"""

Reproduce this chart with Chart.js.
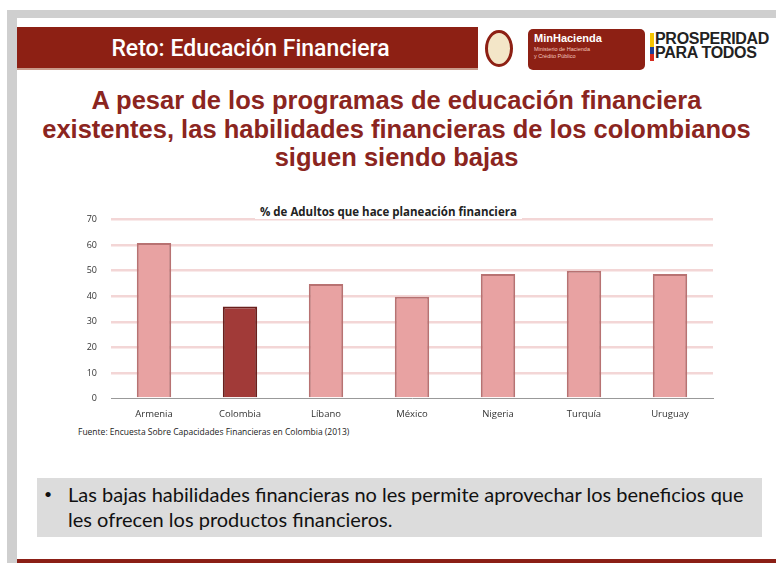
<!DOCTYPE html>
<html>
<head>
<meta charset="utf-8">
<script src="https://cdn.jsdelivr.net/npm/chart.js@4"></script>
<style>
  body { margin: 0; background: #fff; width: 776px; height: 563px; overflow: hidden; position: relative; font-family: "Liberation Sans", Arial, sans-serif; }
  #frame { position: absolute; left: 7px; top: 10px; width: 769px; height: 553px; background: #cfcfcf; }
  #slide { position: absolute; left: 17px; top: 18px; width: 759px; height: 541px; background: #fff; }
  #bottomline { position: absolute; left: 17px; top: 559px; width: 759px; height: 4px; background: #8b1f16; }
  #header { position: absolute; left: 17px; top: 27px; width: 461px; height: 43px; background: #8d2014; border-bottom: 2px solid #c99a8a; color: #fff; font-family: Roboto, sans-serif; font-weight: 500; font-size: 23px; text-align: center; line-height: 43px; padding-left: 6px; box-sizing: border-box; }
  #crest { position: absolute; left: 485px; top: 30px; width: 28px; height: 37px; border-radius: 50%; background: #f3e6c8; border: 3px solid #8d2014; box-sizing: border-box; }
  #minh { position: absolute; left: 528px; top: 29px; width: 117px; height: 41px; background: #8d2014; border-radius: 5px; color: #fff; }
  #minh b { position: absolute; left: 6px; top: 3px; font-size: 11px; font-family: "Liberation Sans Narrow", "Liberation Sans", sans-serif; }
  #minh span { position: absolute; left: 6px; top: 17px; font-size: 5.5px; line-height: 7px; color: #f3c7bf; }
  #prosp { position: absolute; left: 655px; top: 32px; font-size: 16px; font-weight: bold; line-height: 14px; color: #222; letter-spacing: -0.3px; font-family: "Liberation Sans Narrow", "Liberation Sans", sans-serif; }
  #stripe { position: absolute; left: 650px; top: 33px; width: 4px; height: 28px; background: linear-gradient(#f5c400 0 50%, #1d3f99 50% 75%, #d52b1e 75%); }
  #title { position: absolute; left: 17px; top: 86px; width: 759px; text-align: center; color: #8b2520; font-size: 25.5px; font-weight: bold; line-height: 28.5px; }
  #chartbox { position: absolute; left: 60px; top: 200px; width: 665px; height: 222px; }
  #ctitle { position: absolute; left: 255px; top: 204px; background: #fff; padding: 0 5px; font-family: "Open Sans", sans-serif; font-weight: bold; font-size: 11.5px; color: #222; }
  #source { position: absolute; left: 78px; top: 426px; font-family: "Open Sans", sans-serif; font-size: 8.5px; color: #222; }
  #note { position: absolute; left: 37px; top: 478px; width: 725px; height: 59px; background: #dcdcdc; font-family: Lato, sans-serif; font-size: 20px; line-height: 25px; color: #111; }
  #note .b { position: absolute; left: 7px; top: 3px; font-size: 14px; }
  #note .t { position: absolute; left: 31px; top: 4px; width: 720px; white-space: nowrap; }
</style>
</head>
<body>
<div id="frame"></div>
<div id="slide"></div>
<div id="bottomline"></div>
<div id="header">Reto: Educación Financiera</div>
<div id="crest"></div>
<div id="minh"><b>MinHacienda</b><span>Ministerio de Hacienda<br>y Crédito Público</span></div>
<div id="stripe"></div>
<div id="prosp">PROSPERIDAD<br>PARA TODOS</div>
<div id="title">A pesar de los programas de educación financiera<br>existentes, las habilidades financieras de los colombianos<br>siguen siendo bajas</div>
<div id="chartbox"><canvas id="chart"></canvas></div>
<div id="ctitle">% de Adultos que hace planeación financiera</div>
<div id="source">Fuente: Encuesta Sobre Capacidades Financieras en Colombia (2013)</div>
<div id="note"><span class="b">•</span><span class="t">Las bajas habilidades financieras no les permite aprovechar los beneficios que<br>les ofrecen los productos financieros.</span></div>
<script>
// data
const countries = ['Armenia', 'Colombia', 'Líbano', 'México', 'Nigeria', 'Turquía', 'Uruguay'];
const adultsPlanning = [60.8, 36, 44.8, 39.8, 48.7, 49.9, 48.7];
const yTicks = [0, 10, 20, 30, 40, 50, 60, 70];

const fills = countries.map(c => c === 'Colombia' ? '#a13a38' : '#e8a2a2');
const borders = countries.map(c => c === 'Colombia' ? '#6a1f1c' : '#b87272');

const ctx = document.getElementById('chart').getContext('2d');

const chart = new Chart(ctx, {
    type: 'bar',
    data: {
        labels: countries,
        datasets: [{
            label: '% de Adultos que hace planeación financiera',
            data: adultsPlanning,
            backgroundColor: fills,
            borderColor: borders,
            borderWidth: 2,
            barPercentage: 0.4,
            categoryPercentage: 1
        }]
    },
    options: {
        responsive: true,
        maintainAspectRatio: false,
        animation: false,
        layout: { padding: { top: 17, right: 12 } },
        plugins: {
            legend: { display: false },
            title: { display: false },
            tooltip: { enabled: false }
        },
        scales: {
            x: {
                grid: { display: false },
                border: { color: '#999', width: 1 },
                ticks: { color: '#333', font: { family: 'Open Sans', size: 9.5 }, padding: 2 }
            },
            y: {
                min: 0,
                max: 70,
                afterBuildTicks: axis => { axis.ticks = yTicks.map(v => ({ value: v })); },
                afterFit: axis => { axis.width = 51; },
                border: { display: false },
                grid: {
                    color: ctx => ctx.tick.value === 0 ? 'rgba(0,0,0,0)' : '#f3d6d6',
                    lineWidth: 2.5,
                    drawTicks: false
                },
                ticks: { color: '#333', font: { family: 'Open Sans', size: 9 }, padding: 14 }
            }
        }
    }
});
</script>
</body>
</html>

"""

**Problem description**: Leave out the pictures and output the rest of the material exactly as written.

**Solution for this task**:
Reproduce this chart with Chart.js.
<!DOCTYPE html>
<html>
<head>
<meta charset="utf-8">
<script src="https://cdn.jsdelivr.net/npm/chart.js@4"></script>
<style>
  body { margin: 0; background: #fff; width: 776px; height: 563px; overflow: hidden; position: relative; font-family: "Liberation Sans", Arial, sans-serif; }
  #frame { position: absolute; left: 7px; top: 10px; width: 769px; height: 553px; background: #cfcfcf; }
  #slide { position: absolute; left: 17px; top: 18px; width: 759px; height: 541px; background: #fff; }
  #bottomline { position: absolute; left: 17px; top: 559px; width: 759px; height: 4px; background: #8b1f16; }
  #header { position: absolute; left: 17px; top: 27px; width: 461px; height: 43px; background: #8d2014; border-bottom: 2px solid #c99a8a; color: #fff; font-family: Roboto, sans-serif; font-weight: 500; font-size: 23px; text-align: center; line-height: 43px; padding-left: 6px; box-sizing: border-box; }
  #crest { position: absolute; left: 485px; top: 30px; width: 28px; height: 37px; border-radius: 50%; background: #f3e6c8; border: 3px solid #8d2014; box-sizing: border-box; }
  #minh { position: absolute; left: 528px; top: 29px; width: 117px; height: 41px; background: #8d2014; border-radius: 5px; color: #fff; }
  #minh b { position: absolute; left: 6px; top: 3px; font-size: 11px; font-family: "Liberation Sans Narrow", "Liberation Sans", sans-serif; }
  #minh span { position: absolute; left: 6px; top: 17px; font-size: 5.5px; line-height: 7px; color: #f3c7bf; }
  #prosp { position: absolute; left: 655px; top: 32px; font-size: 16px; font-weight: bold; line-height: 14px; color: #222; letter-spacing: -0.3px; font-family: "Liberation Sans Narrow", "Liberation Sans", sans-serif; }
  #stripe { position: absolute; left: 650px; top: 33px; width: 4px; height: 28px; background: linear-gradient(#f5c400 0 50%, #1d3f99 50% 75%, #d52b1e 75%); }
  #title { position: absolute; left: 17px; top: 86px; width: 759px; text-align: center; color: #8b2520; font-size: 25.5px; font-weight: bold; line-height: 28.5px; }
  #chartbox { position: absolute; left: 60px; top: 200px; width: 665px; height: 222px; }
  #ctitle { position: absolute; left: 255px; top: 204px; background: #fff; padding: 0 5px; font-family: "Open Sans", sans-serif; font-weight: bold; font-size: 11.5px; color: #222; }
  #source { position: absolute; left: 78px; top: 426px; font-family: "Open Sans", sans-serif; font-size: 8.5px; color: #222; }
  #note { position: absolute; left: 37px; top: 478px; width: 725px; height: 59px; background: #dcdcdc; font-family: Lato, sans-serif; font-size: 20px; line-height: 25px; color: #111; }
  #note .b { position: absolute; left: 7px; top: 3px; font-size: 14px; }
  #note .t { position: absolute; left: 31px; top: 4px; width: 720px; white-space: nowrap; }
</style>
</head>
<body>
<div id="frame"></div>
<div id="slide"></div>
<div id="bottomline"></div>
<div id="header">Reto: Educación Financiera</div>
<div id="crest"></div>
<div id="minh"><b>MinHacienda</b><span>Ministerio de Hacienda<br>y Crédito Público</span></div>
<div id="stripe"></div>
<div id="prosp">PROSPERIDAD<br>PARA TODOS</div>
<div id="title">A pesar de los programas de educación financiera<br>existentes, las habilidades financieras de los colombianos<br>siguen siendo bajas</div>
<div id="chartbox"><canvas id="chart"></canvas></div>
<div id="ctitle">% de Adultos que hace planeación financiera</div>
<div id="source">Fuente: Encuesta Sobre Capacidades Financieras en Colombia (2013)</div>
<div id="note"><span class="b">•</span><span class="t">Las bajas habilidades financieras no les permite aprovechar los beneficios que<br>les ofrecen los productos financieros.</span></div>
<script>
// data
const countries = ['Armenia', 'Colombia', 'Líbano', 'México', 'Nigeria', 'Turquía', 'Uruguay'];
const adultsPlanning = [60.8, 36, 44.8, 39.8, 48.7, 49.9, 48.7];
const yTicks = [0, 10, 20, 30, 40, 50, 60, 70];

const fills = countries.map(c => c === 'Colombia' ? '#a13a38' : '#e8a2a2');
const borders = countries.map(c => c === 'Colombia' ? '#6a1f1c' : '#b87272');

const ctx = document.getElementById('chart').getContext('2d');

const chart = new Chart(ctx, {
    type: 'bar',
    data: {
        labels: countries,
        datasets: [{
            label: '% de Adultos que hace planeación financiera',
            data: adultsPlanning,
            backgroundColor: fills,
            borderColor: borders,
            borderWidth: 2,
            barPercentage: 0.4,
            categoryPercentage: 1
        }]
    },
    options: {
        responsive: true,
        maintainAspectRatio: false,
        animation: false,
        layout: { padding: { top: 17, right: 12 } },
        plugins: {
            legend: { display: false },
            title: { display: false },
            tooltip: { enabled: false }
        },
        scales: {
            x: {
                grid: { display: false },
                border: { color: '#999', width: 1 },
                ticks: { color: '#333', font: { family: 'Open Sans', size: 9.5 }, padding: 2 }
            },
            y: {
                min: 0,
                max: 70,
                afterBuildTicks: axis => { axis.ticks = yTicks.map(v => ({ value: v })); },
                afterFit: axis => { axis.width = 51; },
                border: { display: false },
                grid: {
                    color: ctx => ctx.tick.value === 0 ? 'rgba(0,0,0,0)' : '#f3d6d6',
                    lineWidth: 2.5,
                    drawTicks: false
                },
                ticks: { color: '#333', font: { family: 'Open Sans', size: 9 }, padding: 14 }
            }
        }
    }
});
</script>
</body>
</html>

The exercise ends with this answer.